→ Your goal
Up to and including the line with "const AXIS_COLOR = '#868686';", write out the listing from its first line, minus the pictures.

→ Given information
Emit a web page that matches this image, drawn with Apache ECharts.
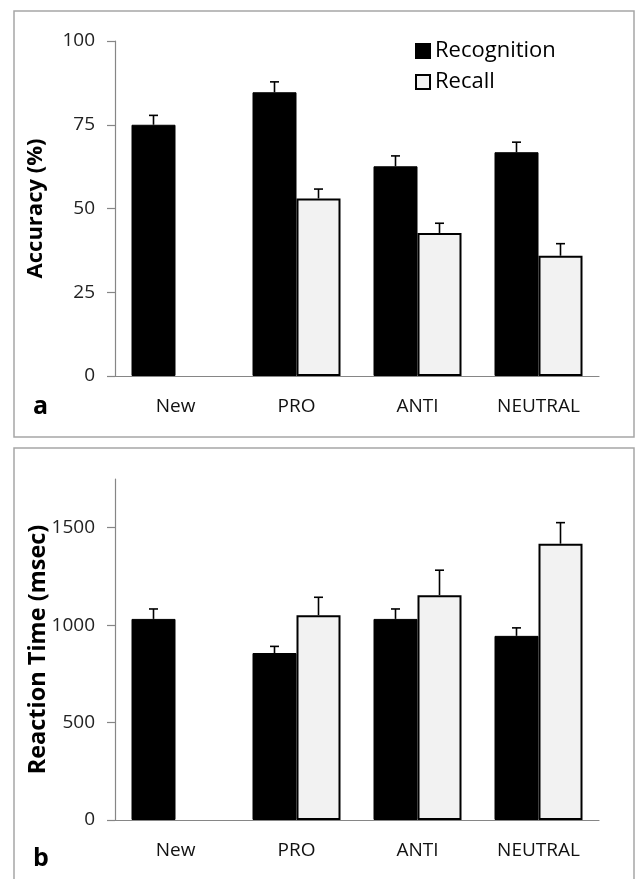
<!DOCTYPE html>
<html>
<head>
<meta charset="utf-8">
<script src="https://cdn.jsdelivr.net/npm/echarts@6/dist/echarts.min.js"></script>
<style>
html,body{margin:0;padding:0;background:#fff;}
#chart{width:640px;height:879px;}
</style>
</head>
<body>
<div id="chart"></div>
<script>
// ---- data ----
const categories = ['New', 'PRO', 'ANTI', 'NEUTRAL'];
const seriesNames = ['Recognition', 'Recall'];
// Panel a: Accuracy (%)
const accRecognition = [75, 84.7, 62.6, 66.8];
const accRecognitionErr = [77.8, 87.8, 65.7, 69.8];
const accRecall = [null, 53, 42.7, 35.9];
const accRecallErr = [null, 55.8, 45.6, 39.5];
const accTicks = [0, 25, 50, 75, 100];
// Panel b: Reaction Time (msec)
const rtRecognition = [1032, 857, 1032, 945];
const rtRecognitionErr = [1083, 891, 1083, 986];
const rtRecall = [null, 1051, 1154, 1418];
const rtRecallErr = [null, 1143, 1282, 1526];
const rtTicks = [0, 500, 1000, 1500];

const FONT = 'Open Sans';
const BAR_W = 44;
const AXIS_COLOR = '#868686';

function errData(vals, errs) {
  const out = [];
  vals.forEach((v, i) => { if (v != null) out.push([i, v, errs[i]]); });
  return out;
}
function errSeries(idx, vals, errs, offset) {
  return {
    type: 'custom', xAxisIndex: idx, yAxisIndex: idx, z: 10, silent: true,
    data: errData(vals, errs),
    renderItem: function (params, api) {
      const p0 = api.coord([api.value(0), api.value(1)]);
      const p1 = api.coord([api.value(0), api.value(2)]);
      const x = p0[0] + offset;
      const st = { stroke: '#000', lineWidth: 1.6 };
      return {
        type: 'group', children: [
          { type: 'line', shape: { x1: x, y1: p0[1], x2: x, y2: p1[1] }, style: st },
          { type: 'line', shape: { x1: x - 4.5, y1: p1[1], x2: x + 4.5, y2: p1[1] }, style: st }
        ]
      };
    }
  };
}
function barSeries(name, idx, vals, fill, bw) {
  return {
    name: name, type: 'bar', xAxisIndex: idx, yAxisIndex: idx,
    data: vals, barWidth: BAR_W, barGap: '0%',
    itemStyle: { color: fill, borderColor: '#000', borderWidth: bw },
    emphasis: { disabled: true }
  };
}
function xAxisCfg(idx) {
  return {
    type: 'category', gridIndex: idx, data: categories,
    axisLine: { lineStyle: { color: AXIS_COLOR, width: 1.2 } },
    axisTick: { length: 7, lineStyle: { color: AXIS_COLOR, width: 1.2 } },
    axisLabel: { color: '#111', fontFamily: FONT, fontSize: 19, margin: 21 }
  };
}
function yAxisCfg(idx, name, max, ticks, gap, fs) {
  return {
    type: 'value', gridIndex: idx, min: 0, max: max, name: name,
    nameLocation: 'middle', nameGap: gap, nameMoveOverlap: false,
    nameTextStyle: { fontFamily: FONT, fontWeight: 'bold', fontSize: fs, color: '#000' },
    axisLine: { show: true, lineStyle: { color: AXIS_COLOR, width: 1.2 } },
    axisTick: { show: true, length: 8, customValues: ticks, lineStyle: { color: AXIS_COLOR, width: 1.2 } },
    axisLabel: { customValues: ticks, formatter: v => String(v), color: '#222', fontFamily: FONT, fontSize: 19, margin: 20 },
    splitLine: { show: false }
  };
}

const chart = echarts.init(document.getElementById('chart'));
chart.setOption({
  animation: false,
  backgroundColor: '#fff',
  grid: [
    { left: 115, right: 41, top: 41, height: 335 },
    { left: 115, right: 41, top: 479, height: 341 }
  ],
  legend: {
    data: seriesNames, orient: 'vertical', left: 410, top: 35, icon: 'rect',
    itemWidth: 14, itemHeight: 14, itemGap: 9,
    textStyle: { fontFamily: FONT, fontSize: 22, color: '#000' }
  },
  xAxis: [xAxisCfg(0), xAxisCfg(1)],
  yAxis: [yAxisCfg(0, 'Accuracy (%)', 100, accTicks, 68, 22), yAxisCfg(1, 'Reaction Time (msec)', 1750, rtTicks, 65, 23.5)],
  graphic: [
    { type: 'rect', shape: { x: 14, y: 11, width: 620, height: 426 }, style: { fill: 'none', stroke: '#a6a6a6', lineWidth: 1.5 }, z: -1 },
    { type: 'rect', shape: { x: 14, y: 448, width: 620, height: 450 }, style: { fill: 'none', stroke: '#a6a6a6', lineWidth: 1.5 }, z: -1 },
    { type: 'text', left: 33, top: 394, style: { text: 'a', font: 'bold 25px "Open Sans"', fill: '#000' } },
    { type: 'text', left: 33, top: 846, style: { text: 'b', font: 'bold 25px "Open Sans"', fill: '#000' } }
  ],
  series: [
    barSeries('Recognition', 0, accRecognition, '#000', 1),
    barSeries('Recall', 0, accRecall, '#f2f2f2', 2),
    barSeries('Recognition', 1, rtRecognition, '#000', 1),
    barSeries('Recall', 1, rtRecall, '#f2f2f2', 2),
    errSeries(0, accRecognition, accRecognitionErr, -BAR_W / 2),
    errSeries(0, accRecall, accRecallErr, BAR_W / 2),
    errSeries(1, rtRecognition, rtRecognitionErr, -BAR_W / 2),
    errSeries(1, rtRecall, rtRecallErr, BAR_W / 2)
  ]
});
</script>
</body>
</html>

→ Written reply
Emit a web page that matches this image, drawn with Apache ECharts.
<!DOCTYPE html>
<html>
<head>
<meta charset="utf-8">
<script src="https://cdn.jsdelivr.net/npm/echarts@6/dist/echarts.min.js"></script>
<style>
html,body{margin:0;padding:0;background:#fff;}
#chart{width:640px;height:879px;}
</style>
</head>
<body>
<div id="chart"></div>
<script>
// ---- data ----
const categories = ['New', 'PRO', 'ANTI', 'NEUTRAL'];
const seriesNames = ['Recognition', 'Recall'];
// Panel a: Accuracy (%)
const accRecognition = [75, 84.7, 62.6, 66.8];
const accRecognitionErr = [77.8, 87.8, 65.7, 69.8];
const accRecall = [null, 53, 42.7, 35.9];
const accRecallErr = [null, 55.8, 45.6, 39.5];
const accTicks = [0, 25, 50, 75, 100];
// Panel b: Reaction Time (msec)
const rtRecognition = [1032, 857, 1032, 945];
const rtRecognitionErr = [1083, 891, 1083, 986];
const rtRecall = [null, 1051, 1154, 1418];
const rtRecallErr = [null, 1143, 1282, 1526];
const rtTicks = [0, 500, 1000, 1500];

const FONT = 'Open Sans';
const BAR_W = 44;
const AXIS_COLOR = '#868686';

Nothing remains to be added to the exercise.